Disney havasındaki ağacın kaçışı, bir kontrast olarak beni çok etkilemişti. Her ağacın bir canlı olarak geceleri bir yerden bir başka yere gidebildiğini hayal ederdim, hafif korku, hafif merak...aklımda hep bir gıcırdama sesi, topraktaki sarsılmalar, uğultular...
Halbuki, bir orman köyü, bir orman köylüsü herkesten çok bilir ağaçlarla nasıl ilişki kuracağını... azı karar çoğu zarar demeyi filan... abartıyla öğretilen doğa sevgisi... e olmaz değil diyelim, Ensdüdülü bir öğretmenimiz vardı, o okutmuştu bu kitabı.

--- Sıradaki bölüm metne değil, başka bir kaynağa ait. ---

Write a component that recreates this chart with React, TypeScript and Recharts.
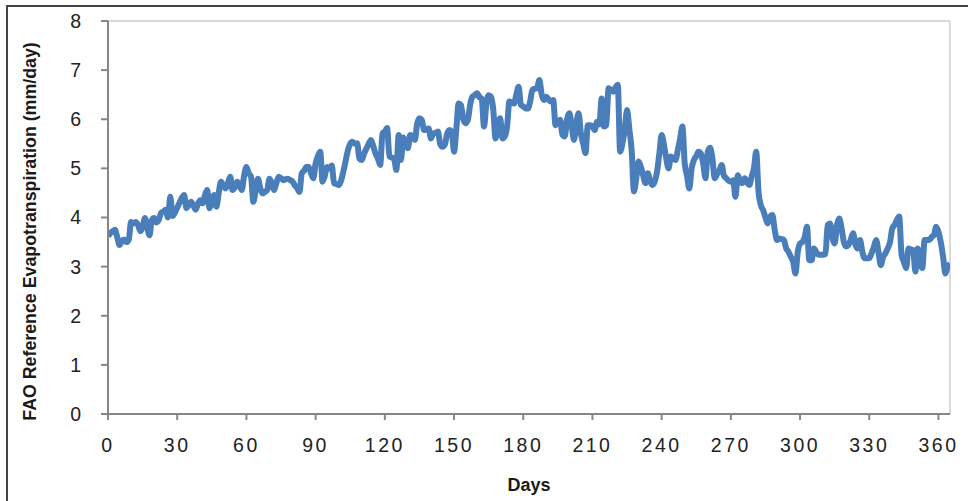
import React from "react";
import { LineChart, Line, XAxis, YAxis, ReferenceLine } from "recharts";

const xTicks = [0, 30, 60, 90, 120, 150, 180, 210, 240, 270, 300, 330, 360];
const yTicks = [0, 1, 2, 3, 4, 5, 6, 7, 8];
const xTitle = "Days";
const yTitle = "FAO Reference Evapotranspiration (mm/day)";

const et0 = [
  3.62, 3.68, 3.72, 3.75, 3.6, 3.44, 3.52, 3.55, 3.5, 3.55,
  3.91, 3.88, 3.91, 3.85, 3.72, 3.8, 3.99, 3.8, 3.64, 3.95,
  3.99, 3.9, 3.95, 4.09, 4.12, 4.16, 4.0, 4.42, 4.03, 4.1,
  4.2, 4.3, 4.4, 4.46, 4.19, 4.25, 4.32, 4.25, 4.16, 4.28,
  4.35, 4.29, 4.45, 4.56, 4.19, 4.3, 4.46, 4.22, 4.5, 4.73,
  4.65, 4.59, 4.7, 4.83, 4.56, 4.62, 4.73, 4.65, 4.56, 4.85,
  5.03, 4.9, 4.83, 4.32, 4.55, 4.79, 4.6, 4.49, 4.52, 4.56,
  4.79, 4.7, 4.56, 4.7, 4.83, 4.8, 4.76, 4.78, 4.79, 4.76,
  4.73, 4.65, 4.6, 4.52, 4.9, 4.95, 5.03, 5.03, 4.9, 4.8,
  5.1, 5.25, 5.34, 4.73, 4.85, 5.03, 5.0, 5.06, 4.7, 4.68,
  4.66, 4.75, 4.93, 5.15, 5.37, 5.5, 5.54, 5.5, 5.51, 5.2,
  5.17, 5.3, 5.4, 5.5, 5.58, 5.45, 5.3, 5.2, 5.07, 5.71,
  5.75, 5.82, 5.24, 5.22, 5.2, 4.97, 5.68, 5.17, 5.63, 5.5,
  5.41, 5.68, 5.65, 5.58, 5.9, 6.02, 5.99, 5.78, 5.8, 5.81,
  5.61, 5.71, 5.72, 5.75, 5.5, 5.44, 5.48, 5.7, 5.78, 5.75,
  5.34, 5.8, 6.32, 6.29, 6.0, 5.92, 5.99, 6.3, 6.46, 6.49,
  6.53, 6.45, 6.42, 5.85, 6.3, 6.49, 6.46, 6.2, 5.61, 5.8,
  6.02, 5.61, 5.65, 5.85, 6.36, 6.34, 6.32, 6.5, 6.66, 6.29,
  6.26, 6.22, 6.22, 6.36, 6.6, 6.62, 6.63, 6.8, 6.5, 6.39,
  6.46, 6.4, 6.36, 6.39, 5.88, 5.95, 5.99, 5.68, 5.65, 6.0,
  6.12, 5.88, 5.58, 5.9, 6.12, 5.71, 5.5, 5.31, 5.88, 5.88,
  5.85, 5.78, 5.95, 5.9, 6.42, 5.85, 5.88, 6.63, 6.6, 6.56,
  6.65, 6.7, 5.34, 5.51, 5.8, 6.19, 5.8, 5.37, 4.53, 4.8,
  5.14, 5.03, 4.85, 4.7, 4.9, 4.75, 4.66, 4.73, 4.93, 5.3,
  5.68, 5.48, 5.2, 5.0, 5.24, 5.2, 5.17, 5.37, 5.6, 5.85,
  5.1, 4.85, 4.59, 5.0, 5.17, 5.25, 5.34, 5.3, 5.1, 4.8,
  5.34, 5.42, 5.2, 4.8, 4.88, 4.95, 5.07, 4.85, 4.8, 4.75,
  4.73, 4.76, 4.42, 4.86, 4.75, 4.7, 4.8, 4.72, 4.66, 4.83,
  5.0, 5.34, 4.52, 4.25, 4.15, 4.0, 3.88, 4.01, 4.05, 3.75,
  3.54, 3.57, 3.56, 3.54, 3.37, 3.3, 3.2, 3.1, 2.86, 3.3,
  3.47, 3.5, 3.6, 3.81, 3.13, 3.13, 3.37, 3.3, 3.24, 3.24,
  3.24, 3.26, 3.85, 3.88, 3.6, 3.47, 3.85, 3.98, 3.78, 3.5,
  3.41, 3.44, 3.55, 3.68, 3.45, 3.37, 3.54, 3.3, 3.17, 3.17,
  3.17, 3.27, 3.4, 3.54, 3.3, 3.03, 3.2, 3.27, 3.37, 3.5,
  3.78, 3.85, 3.95, 4.02, 3.24, 3.1, 2.97, 3.37, 3.35, 3.34,
  2.9, 3.37, 3.1, 2.97, 3.54, 3.54, 3.54, 3.6, 3.64, 3.81,
  3.7, 3.5, 3.2, 2.86, 3.0, 3.06,
];

const days = et0.map((_, i) => i);
const data = days.map((d, i) => ({ day: d, et: et0[i] }));

const FONT = "'Liberation Sans', Arial, sans-serif";

const YTitle = (props: any) => {
  const vb = props.viewBox || { x: 0, y: 0, width: 0, height: 0 };
  const cx = vb.x + 30;
  const cy = vb.y + vb.height / 2 + 14;
  return (
    <text
      x={cx}
      y={cy}
      transform={`rotate(-90, ${cx}, ${cy})`}
      textAnchor="middle"
      dominantBaseline="central"
      fontFamily={FONT}
      fontWeight="bold"
      fontSize={17.8}
      fill="#1a1a1a"
    >
      {yTitle}
    </text>
  );
};

const XTitle = (props: any) => {
  const vb = props.viewBox || { x: 0, y: 0, width: 0, height: 0 };
  return (
    <text
      x={vb.x + vb.width / 2}
      y={vb.y + 71}
      textAnchor="middle"
      dominantBaseline="central"
      fontFamily={FONT}
      fontWeight="bold"
      fontSize={18}
      fill="#1a1a1a"
    >
      {xTitle}
    </text>
  );
};

export default function App() {
  return (
    <div style={{ position: "absolute", left: 0, top: 0, width: 968, height: 501, background: "#fff" }}>
      <div
        style={{
          position: "absolute",
          left: 6,
          top: 5,
          width: 962,
          height: 496,
          borderTop: "2px solid #444",
          borderLeft: "2px solid #444",
          boxSizing: "border-box",
        }}
      />
      <div style={{ position: "absolute", left: 0, top: 0 }}>
        <LineChart
          width={968}
          height={501}
          data={data}
          margin={{ top: 21, right: 18, bottom: 0, left: 0 }}
        >
          <ReferenceLine y={8} stroke="#d9d9d9" strokeWidth={2} ifOverflow="visible" />
          <ReferenceLine x={365} stroke="#d9d9d9" strokeWidth={2} ifOverflow="visible" />
          <XAxis
            dataKey="day"
            type="number"
            domain={[0, 365]}
            ticks={xTicks}
            interval={0}
            height={87}
            allowDataOverflow
            axisLine={{ stroke: "#868686", strokeWidth: 2 }}
            tickLine={{ stroke: "#868686", strokeWidth: 2 }}
            tickSize={6}
            tickMargin={18}
            tick={{ fontSize: 19.5, fill: "#222", fontFamily: FONT, letterSpacing: 2.5 }}
            label={<XTitle />}
          />
          <YAxis
            type="number"
            domain={[0, 8]}
            ticks={yTicks}
            interval={0}
            width={108}
            axisLine={{ stroke: "#868686", strokeWidth: 2 }}
            tickLine={{ stroke: "#868686", strokeWidth: 2 }}
            tickSize={7}
            tickMargin={20}
            tick={{ fontSize: 19.5, fill: "#222", fontFamily: FONT }}
            label={<YTitle />}
          />
          <Line
            type="monotone"
            dataKey="et"
            stroke="#4A7EBB"
            strokeWidth={6}
            dot={false}
            activeDot={false}
            isAnimationActive={false}
          />
        </LineChart>
      </div>
    </div>
  );
}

Ha bi de işte Türklerin Orta Asya'dan göç etme ve dünyaya dağılma hikayesi vardır. Artık nasılsa, ben o yaşta, ağaçları kese kese, mümbit toprakların kuraklaştırıldığına karar vermiştim. Yani, Nasihat Dinlemeyen Köy ile Orta Asya Göçünü aklımca birleştirmiştim. Bir tek Ötüken ormanları kalmıştı, işte o sebeple Karaoğlan bir Ormancıya emanet edilmişti falan filan.
Ağacın yanında dur, baltayı sağından vur... Kışın odun yanınca, alevler parlayınca... di mi? Hafıza böyle bir şey, çat diye açığa çıkıyor, ben buradayım diyor hatıralar.